Provincial inroads for local brewery: Sask and B.C. next?

Joe McWilliams
Lakeside Leader

The sky is the limit, it appears, for Dog Island Brewing of Slave Lake. The little business that grew out of a hobby is now shipping its product all over the province and has about a dozen people on the payroll.

“We’ve got sales people in Edmonton and Calgary,” says Ben Fiddler.
“We’ve got about 60 outlets, provincially.”

A new labelling system helps get the canned product out more efficiently.
Fiddler says DIB is producing about 60 hectolitres a month on average, “but it increases every month.” A hectolitre, by the way, equals 100 litres.

What else is new?

“We’re going to be doing cider,” Fiddler says. “And distillation.”

Distillation means spirits, such as vodka and gin.

The Dog Island arsenal of craft beers has grown to about 14 varieties.
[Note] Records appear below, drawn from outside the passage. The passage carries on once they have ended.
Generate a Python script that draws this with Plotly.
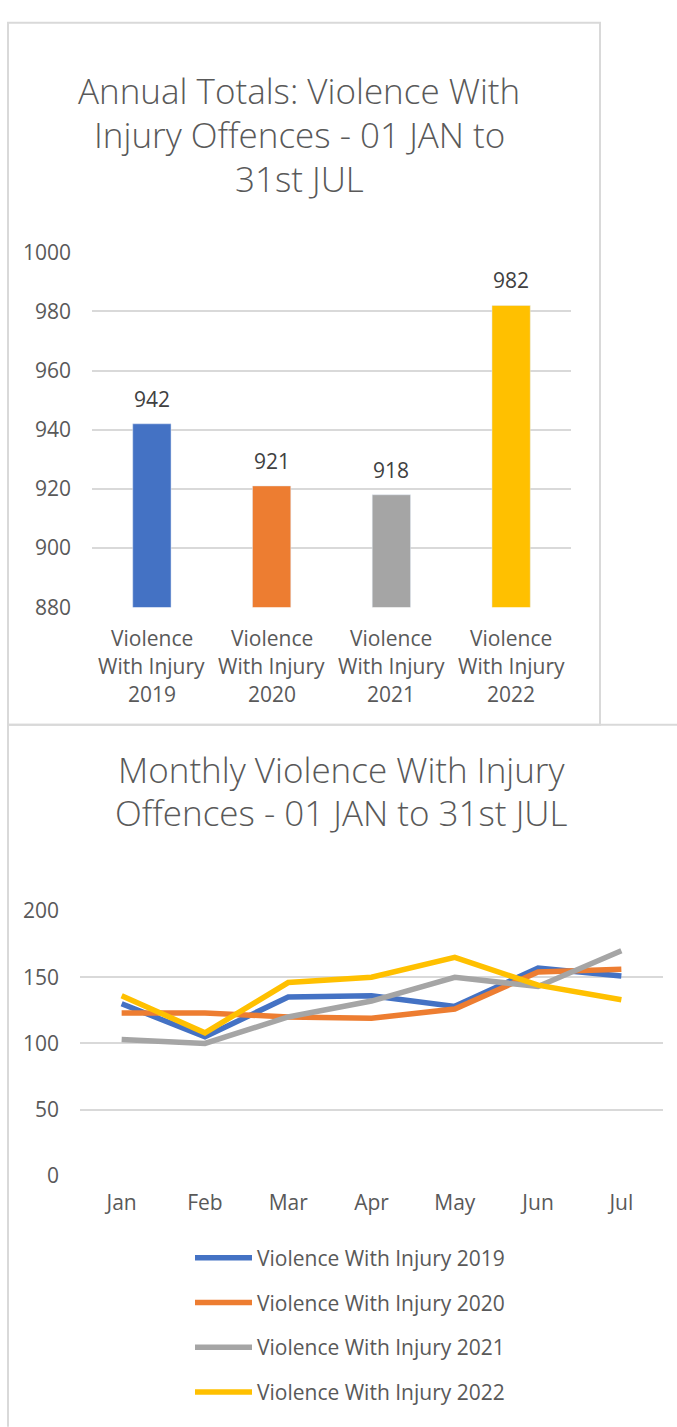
import plotly.graph_objects as go

W, H = 677, 1427

# ---------------- data ----------------
bar_categories = ["Violence With Injury 2019", "Violence With Injury 2020",
                  "Violence With Injury 2021", "Violence With Injury 2022"]
bar_totals = [942, 921, 918, 982]
series_colors = ["#4472C4", "#ED7D31", "#A5A5A5", "#FFC000"]

months = ["Jan", "Feb", "Mar", "Apr", "May", "Jun", "Jul"]
series_names = ["Violence With Injury 2019", "Violence With Injury 2020",
                "Violence With Injury 2021", "Violence With Injury 2022"]
vwi_2019 = [130, 105, 135, 136, 128, 157, 151]
vwi_2020 = [123, 123, 120, 119, 126, 154, 156]
vwi_2021 = [103, 100, 120, 132, 150, 143, 170]
vwi_2022 = [136, 108, 146, 150, 165, 144, 133]
monthly_series = [vwi_2019, vwi_2020, vwi_2021, vwi_2022]

title_top = ["Annual Totals: Violence With", "Injury Offences - 01 JAN to", "31st JUL"]
title_bottom = ["Monthly Violence With Injury", "Offences - 01 JAN to 31st JUL"]

# ---------------- helpers ----------------
def px_x(p):
    return p / W

def px_y(p):
    return 1 - p / H

FONT = "Open Sans, Noto Sans, sans-serif"
TXT = "#595959"
GRID = "#D9D9D9"

fig = go.Figure()

fig.add_trace(go.Bar(
    x=bar_categories, y=bar_totals, marker_color=series_colors,
    width=0.32, xaxis="x", yaxis="y", showlegend=False, hoverinfo="skip",
))

for name, vals, col in zip(series_names, monthly_series, series_colors):
    fig.add_trace(go.Scatter(
        x=months, y=vals, mode="lines", name=name,
        line=dict(color=col, width=5.5),
        xaxis="x2", yaxis="y2", legendgroup=name,
    ))

annotations = []
# titles
for i, line in enumerate(title_top):
    annotations.append(dict(text=line, x=px_x(299), y=px_y(77 + 45 * i),
                            xref="paper", yref="paper", showarrow=False,
                            xanchor="center", yanchor="middle",
                            font=dict(family=FONT, size=35, color=TXT, weight=300)))
for i, line in enumerate(title_bottom):
    annotations.append(dict(text=line, x=px_x(341), y=px_y(770 + 43 * i),
                            xref="paper", yref="paper", showarrow=False,
                            xanchor="center", yanchor="middle",
                            font=dict(family=FONT, size=35, color=TXT, weight=300)))
# bar data labels
for c, v in zip(bar_categories, bar_totals):
    annotations.append(dict(text=str(v), x=c, y=v, xref="x", yref="y",
                            showarrow=False, yanchor="middle", yshift=25,
                            font=dict(family=FONT, size=21, color="#404040")))
# bar category labels (3 lines each)
for c in bar_categories:
    words = c.split(" ")
    lines = [words[0], " ".join(words[1:3]), words[3]]
    for j, ln in enumerate(lines):
        annotations.append(dict(text=ln, x=c, y=px_y(635 + 29 * j), xref="x", yref="paper",
                                showarrow=False, yanchor="middle",
                                font=dict(family=FONT, size=21, color=TXT)))

shapes = [
    dict(type="rect", xref="paper", yref="paper", x0=px_x(8), x1=px_x(600),
         y0=px_y(724), y1=px_y(8), line=dict(color=GRID, width=2)),
    dict(type="line", xref="paper", yref="paper", x0=px_x(8), x1=px_x(690),
         y0=px_y(724), y1=px_y(724), line=dict(color=GRID, width=2)),
    dict(type="line", xref="paper", yref="paper", x0=px_x(8), x1=px_x(8),
         y0=px_y(724), y1=px_y(1440), line=dict(color=GRID, width=2)),
]

fig.update_layout(
    width=W, height=H,
    margin=dict(l=0, r=0, t=0, b=0),
    paper_bgcolor="white", plot_bgcolor="white",
    font=dict(family=FONT, color=TXT, size=21),
    annotations=annotations, shapes=shapes,
    xaxis=dict(domain=[px_x(92), px_x(571)], showticklabels=False, showgrid=False,
               zeroline=False, showline=False, fixedrange=True),
    yaxis=dict(domain=[px_y(604), px_y(242)], range=[880, 1000], dtick=20,
               showgrid=True, gridcolor=GRID, gridwidth=2, zeroline=False,
               tickfont=dict(family=FONT, size=21, color=TXT),
               ticklabelstandoff=20, fixedrange=True),
    xaxis2=dict(domain=[px_x(80), px_x(663)], anchor="y2", showgrid=False,
                range=[-0.5, 6.5], zeroline=False, showline=False,
                tickfont=dict(family=FONT, size=21, color=TXT),
                ticklabelstandoff=12, fixedrange=True),
    yaxis2=dict(domain=[px_y(1184), px_y(914)], anchor="x2", range=[0, 200], dtick=50,
                showgrid=True, gridcolor=GRID, gridwidth=2, zeroline=False,
                tickfont=dict(family=FONT, size=21, color=TXT),
                ticklabelstandoff=20, fixedrange=True),
    legend=dict(x=px_x(190), y=px_y(1247), xanchor="left", yanchor="top",
                orientation="v", traceorder="grouped", tracegroupgap=14.5,
                itemwidth=57, font=dict(family=FONT, size=21, color=TXT),
                bgcolor="rgba(0,0,0,0)"),
    showlegend=True,
)

fig.write_html("out.html", config={"displayModeBar": False},
               post_script="document.body.style.margin='0';document.body.style.overflow='hidden';")
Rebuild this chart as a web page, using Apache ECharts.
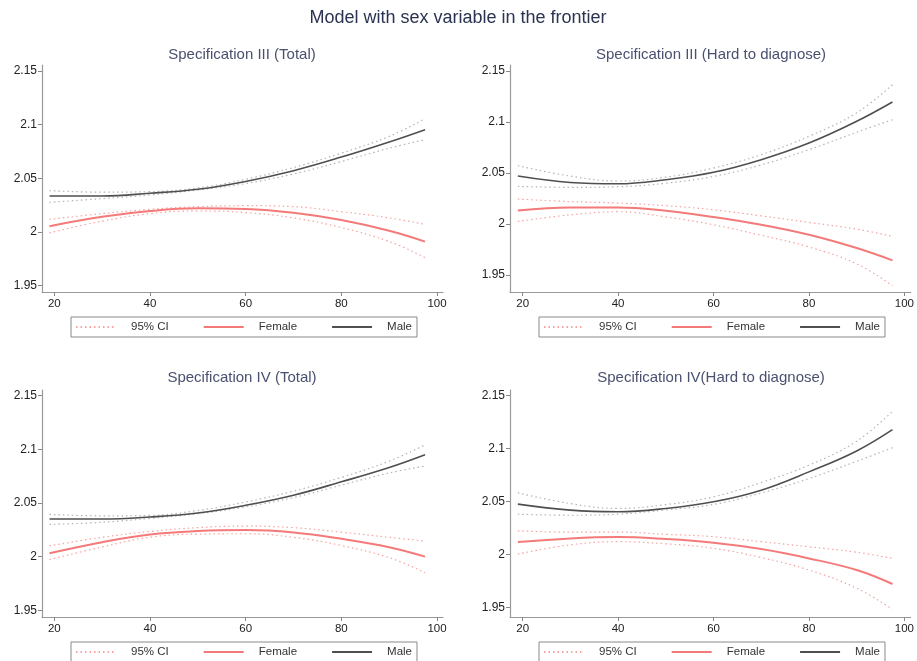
<!DOCTYPE html>
<html lang="en">
<head>
	<meta charset="UTF-8">
	<title>Model with sex variable in the frontier</title>
	<style>
		html, body { margin: 0; padding: 0; background: #fff; }
		#box { width: 917px; height: 661px; }
	</style>
</head>
<body>
	<div id="box"></div>
	<script src="https://cdn.jsdelivr.net/npm/echarts@6/dist/echarts.min.js"></script>
	<script>
		var ages = [19, 30, 40, 50, 60, 70, 80, 90, 97.5];
		var xTicks = [20, 40, 60, 80, 100];
		var yTicks = [1.95, 2, 2.05, 2.1, 2.15];
		var mainTitle = 'Model with sex variable in the frontier';
		var panelTitles = ['Specification III (Total)', 'Specification III (Hard to diagnose)',
			'Specification IV (Total)', 'Specification IV(Hard to diagnose)'];

		// Specification III (Total)
		var p1Male = [2.0334, 2.0334, 2.036, 2.0397, 2.047, 2.057, 2.0697, 2.0838, 2.0953];
		var p1MaleHi = [2.0384, 2.037, 2.0375, 2.041, 2.049, 2.060, 2.0734, 2.089, 2.1056];
		var p1MaleLo = [2.0275, 2.031, 2.0344, 2.039, 2.045, 2.054, 2.0656, 2.078, 2.086];
		var p1Female = [2.0053, 2.014, 2.0194, 2.0219, 2.0213, 2.0178, 2.011, 2.001, 1.9909];
		var p1FemaleHi = [2.0116, 2.017, 2.021, 2.0235, 2.0244, 2.0235, 2.0188, 2.013, 2.0069];
		var p1FemaleLo = [1.999, 2.010, 2.017, 2.0195, 2.018, 2.013, 2.004, 1.991, 1.976];

		// Specification III (Hard to diagnose)
		var p2Male = [2.0471, 2.0408, 2.0395, 2.0435, 2.0507, 2.0631, 2.0794, 2.1007, 2.1196];
		var p2MaleHi = [2.0572, 2.047, 2.0422, 2.046, 2.0549, 2.068, 2.086, 2.109, 2.1366];
		var p2MaleLo = [2.0369, 2.036, 2.0366, 2.040, 2.0467, 2.058, 2.0729, 2.090, 2.1023];
		var p2Female = [2.0134, 2.0163, 2.0163, 2.013, 2.0069, 1.9993, 1.9895, 1.9765, 1.9644];
		var p2FemaleHi = [2.0245, 2.022, 2.0206, 2.018, 2.014, 2.008, 2.0016, 1.995, 1.9879];
		var p2FemaleLo = [2.0026, 2.009, 2.0121, 2.007, 1.9993, 1.989, 1.9775, 1.961, 1.9395];

		// Specification IV (Total)
		var p3Male = [2.035, 2.035, 2.0369, 2.0406, 2.0478, 2.0572, 2.0697, 2.0831, 2.095];
		var p3MaleHi = [2.0394, 2.038, 2.0384, 2.043, 2.0509, 2.061, 2.0738, 2.089, 2.1041];
		var p3MaleLo = [2.030, 2.032, 2.0356, 2.040, 2.0463, 2.055, 2.0666, 2.078, 2.0844];
		var p3Female = [2.0031, 2.0134, 2.0206, 2.0238, 2.0247, 2.0225, 2.0166, 2.0088, 2.0];
		var p3FemaleHi = [2.010, 2.018, 2.0234, 2.027, 2.0284, 2.027, 2.0228, 2.018, 2.0144];
		var p3FemaleLo = [1.9972, 2.009, 2.0181, 2.021, 2.0213, 2.018, 2.0103, 1.999, 1.985];

		// Specification IV (Hard to diagnose)
		var p4Male = [2.0475, 2.0418, 2.0403, 2.0434, 2.0497, 2.0607, 2.078, 2.0978, 2.1179];
		var p4MaleHi = [2.0582, 2.048, 2.0434, 2.047, 2.0544, 2.068, 2.0843, 2.107, 2.1352];
		var p4MaleLo = [2.038, 2.037, 2.038, 2.042, 2.0472, 2.058, 2.0717, 2.088, 2.1009];
		var p4Female = [2.0116, 2.0151, 2.0164, 2.0145, 2.011, 2.005, 1.9962, 1.9852, 1.972];
		var p4FemaleHi = [2.0223, 2.021, 2.0211, 2.019, 2.0167, 2.012, 2.0072, 2.002, 1.9962];
		var p4FemaleLo = [2.0003, 2.009, 2.012, 2.010, 2.0057, 1.997, 1.9852, 1.968, 1.9481];

		var panels = [
			{ male: p1Male, maleHi: p1MaleHi, maleLo: p1MaleLo, female: p1Female, femaleHi: p1FemaleHi, femaleLo: p1FemaleLo },
			{ male: p2Male, maleHi: p2MaleHi, maleLo: p2MaleLo, female: p2Female, femaleHi: p2FemaleHi, femaleLo: p2FemaleLo },
			{ male: p3Male, maleHi: p3MaleHi, maleLo: p3MaleLo, female: p3Female, femaleHi: p3FemaleHi, femaleLo: p3FemaleLo },
			{ male: p4Male, maleHi: p4MaleHi, maleLo: p4MaleLo, female: p4Female, femaleHi: p4FemaleHi, femaleLo: p4FemaleLo }
		];

		// plot area placement, axis extents
		var layout = [
			{ left: 42, top: 65, width: 401, height: 227, xMin: 17.43, xMax: 101.25, yMin: 1.9439, yMax: 2.1556, titleX: 242, titleY: 47, legX: 71, legY: 317 },
			{ left: 510, top: 65, width: 402, height: 227, xMin: 17.35, xMax: 101.32, yMin: 1.9334, yMax: 2.1559, titleX: 711, titleY: 47, legX: 539, legY: 317 },
			{ left: 42, top: 390, width: 401, height: 227, xMin: 17.43, xMax: 101.25, yMin: 1.9437, yMax: 2.1553, titleX: 242, titleY: 370, legX: 71, legY: 642 },
			{ left: 510, top: 390, width: 402, height: 227, xMin: 17.35, xMax: 101.32, yMin: 1.9408, yMax: 2.1554, titleX: 711, titleY: 370, legX: 539, legY: 642 }
		];

		var FONT = '"Liberation Sans", Arial, sans-serif';
		var FEMALE = '#f47a7a';
		var MALE = '#4f4f4f';
		var FEMALE_CI = '#f6a3a3';
		var MALE_CI = '#b4b4b4';

		function pairs(ys) {
			return ages.map(function(a, i) { return [a, ys[i]]; });
		}

		var option = {
			backgroundColor: '#fff',
			animation: false,
			title: [{
				text: mainTitle, left: 458, top: 9, textAlign: 'center', padding: 0,
				textStyle: { fontFamily: FONT, fontSize: 18, fontWeight: 'normal', color: '#2a3352' }
			}],
			grid: [], xAxis: [], yAxis: [], legend: [], series: []
		};

		layout.forEach(function(L, k) {
			var p = panels[k];
			option.title.push({
				text: panelTitles[k], left: L.titleX, top: L.titleY, textAlign: 'center', padding: 0,
				textStyle: { fontFamily: FONT, fontSize: 15, fontWeight: 'normal', color: '#4a5070' }
			});
			option.grid.push({ left: L.left, top: L.top, width: L.width, height: L.height, containLabel: false });
			option.xAxis.push({
				type: 'value', gridIndex: k, min: L.xMin, max: L.xMax,
				splitLine: { show: false },
				axisLine: { lineStyle: { color: '#999', width: 1.2 } },
				axisTick: { customValues: xTicks, length: 4, lineStyle: { color: '#888' } },
				axisLabel: { customValues: xTicks, fontFamily: FONT, fontSize: 11.5, color: '#222', margin: 6 }
			});
			option.yAxis.push({
				type: 'value', gridIndex: k, min: L.yMin, max: L.yMax,
				splitLine: { show: false },
				axisLine: { show: true, lineStyle: { color: '#999', width: 1.2 } },
				axisTick: { show: true, customValues: yTicks, length: 4, lineStyle: { color: '#888' } },
				axisLabel: { customValues: yTicks, fontFamily: FONT, fontSize: 12, color: '#222', margin: 5 }
			});
			option.legend.push({
				left: L.legX, top: L.legY, orient: 'horizontal',
				data: ['95% CI', 'Female', 'Male'],
				itemWidth: 40, itemHeight: 12, itemGap: 34,
				padding: [4, 5, 4, 4],
				borderColor: '#8a8a8a', borderWidth: 1, borderRadius: 0,
				selectedMode: false,
				itemStyle: { color: 'rgba(0,0,0,0)', borderWidth: 0, opacity: 0 },
				textStyle: { fontFamily: FONT, fontSize: 11.5, color: '#333', padding: [0, 0, 0, 10] }
			});

			function line(name, ys, color, width, type, z) {
				option.series.push({
					name: name, type: 'line', xAxisIndex: k, yAxisIndex: k,
					data: pairs(ys), smooth: 0.4, symbol: 'none', z: z,
					lineStyle: { color: color, width: width, type: type },
					itemStyle: { color: color },
					emphasis: { disabled: true }
				});
			}
			line('95% CI', p.femaleHi, FEMALE_CI, 1.2, [1.5, 3], 2);
			line('95% CI', p.femaleLo, FEMALE_CI, 1.2, [1.5, 3], 2);
			line('95% CI', p.maleHi, MALE_CI, 1.2, [1.5, 3], 2);
			line('95% CI', p.maleLo, MALE_CI, 1.2, [1.5, 3], 2);
			line('Female', p.female, FEMALE, 2, 'solid', 3);
			line('Male', p.male, MALE, 1.6, 'solid', 4);
		});

		var myChart = echarts.init(document.getElementById('box'), null, { renderer: 'canvas' });
		myChart.setOption(option);
	</script>
</body>
</html>
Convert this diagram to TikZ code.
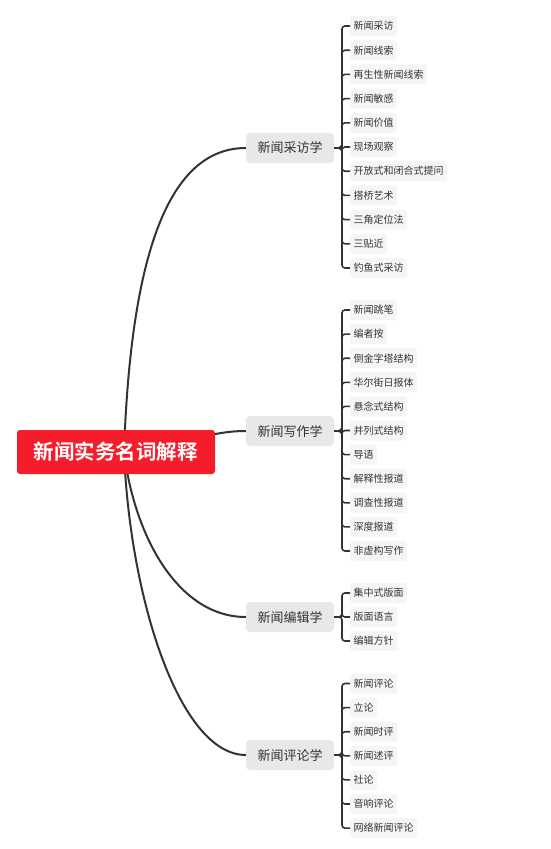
\documentclass[tikz,border=0pt]{standalone}
\usepackage{fontspec}
\newfontfamily\cjk[BoldFont={Noto Sans CJK SC Bold}]{Noto Sans CJK SC}
\definecolor{rootred}{HTML}{F51D2C}
\definecolor{linegray}{HTML}{333333}
\definecolor{branchfill}{HTML}{E8E8E8}
\definecolor{leaffill}{HTML}{F5F5F5}
\definecolor{txt}{HTML}{333333}
\tikzset{
  rootbox/.style={fill=rootred, rounded corners=3, minimum width=198, minimum height=44, inner sep=0, text=white, font=\cjk\bfseries\fontsize{20.5}{24}\selectfont},
  branchbox/.style={fill=branchfill, rounded corners=4, minimum width=88, minimum height=30, inner sep=0, text=txt, font=\cjk\fontsize{13}{15}\selectfont},
  leafbox/.style={fill=leaffill, rounded corners=3, minimum height=20, inner xsep=3.5, inner ysep=0, text=txt, font=\cjk\fontsize{10}{12}\selectfont, anchor=west},
  conn/.style={draw=linegray, line width=2},
  brk/.style={draw=linegray, line width=1.6, rounded corners=3},
}
\begin{document}
\begin{tikzpicture}[x=1pt,y=-1pt]
\useasboundingbox (0,0) rectangle (551,849);
% branches
\node[branchbox] (b1) at (290,148) {新闻采访学};
\node[branchbox] (b2) at (290,431) {新闻写作学};
\node[branchbox] (b3) at (290,617) {新闻编辑学};
\node[branchbox] (b4) at (290,755) {新闻评论学};
\coordinate (rc) at (124,452);
% main connectors (behind root)
\draw[conn] (rc) .. controls (130,280) and (160,148) .. (b1.west);
\draw[conn] (rc) .. controls (170,452) and (200,431) .. (b2.west);
\draw[conn] (rc) .. controls (135,540) and (180,617) .. (b3.west);
\draw[conn] (rc) .. controls (130,600) and (180,755) .. (b4.west);
\node[rootbox] (r) at (116,452) {新闻实务名词解释};
% leaves
\foreach \t [count=\i] in {新闻采访,新闻线索,再生性新闻线索,新闻敏感,新闻价值,现场观察,开放式和闭合式提问,搭桥艺术,三角定位法,三贴近,钓鱼式采访}{
  \node[leafbox] (a\i) at (350,{26+(\i-1)*24.2}) {\t};
  \draw[brk] (b1.east) -- (342,148) |- (a\i.west);
}
\foreach \t [count=\i] in {新闻跳笔,编者按,倒金字塔结构,华尔街日报体,悬念式结构,并列式结构,导语,解释性报道,调查性报道,深度报道,非虚构写作}{
  \node[leafbox] (w\i) at (350,{310+(\i-1)*24.1}) {\t};
  \draw[brk] (b2.east) -- (342,431) |- (w\i.west);
}
\foreach \t [count=\i] in {集中式版面,版面语言,编辑方针}{
  \node[leafbox] (e\i) at (350,{593+(\i-1)*24}) {\t};
  \draw[brk] (b3.east) -- (342,617) |- (e\i.west);
}
\foreach \t [count=\i] in {新闻评论,立论,新闻时评,新闻述评,社论,音响评论,网络新闻评论}{
  \node[leafbox] (c\i) at (350,{683.5+(\i-1)*24.1}) {\t};
  \draw[brk] (b4.east) -- (342,755) |- (c\i.west);
}
\end{tikzpicture}
\end{document}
The newest, Fiddler says, is called ‘Lip Pointer,’ which is proving to be quite popular with the local crowd.

“We sell out within a couple of hours,” he says, adding it was a hit at a recent beer show in Banff.

Another product is a porter (dark beer) that has been aging for nine months in wooden barrels.

So things are good, but they could be better. Access to other provincial markets is difficult, with those much-talked-about trade barriers. Fiddler says the Alberta government is on side and trying to help get Alberta brews into Saskatchewan and B.C. Premier Rachel Notley confirmed as much in a chat with The Leader last month when she visited the Northern Alberta Elected Leaders’ conference in Slave Lake. She spoke enthusiastically about Alberta’s craft brewing industry. She said it is struggling to break into other provincial markets, and the government is working to open those doors.

One way it did that was to slap a levy on imported beer, which was challenged in court and struck down. Fiddler says the playing field remains tilted in favour of non-Alberta producers, since the Alberta market is more friendly to importers than vice versa.

But if and when those markets open up, and DIB products are as popular there as they are becoming in Alberta, look out. They might have to get a bigger shop.

The canning line at Dog Island Brewery; a new labeling system makes the process more efficient.
Old Town Porter, a specialty product from Dog Island Brewery in Slave Lake.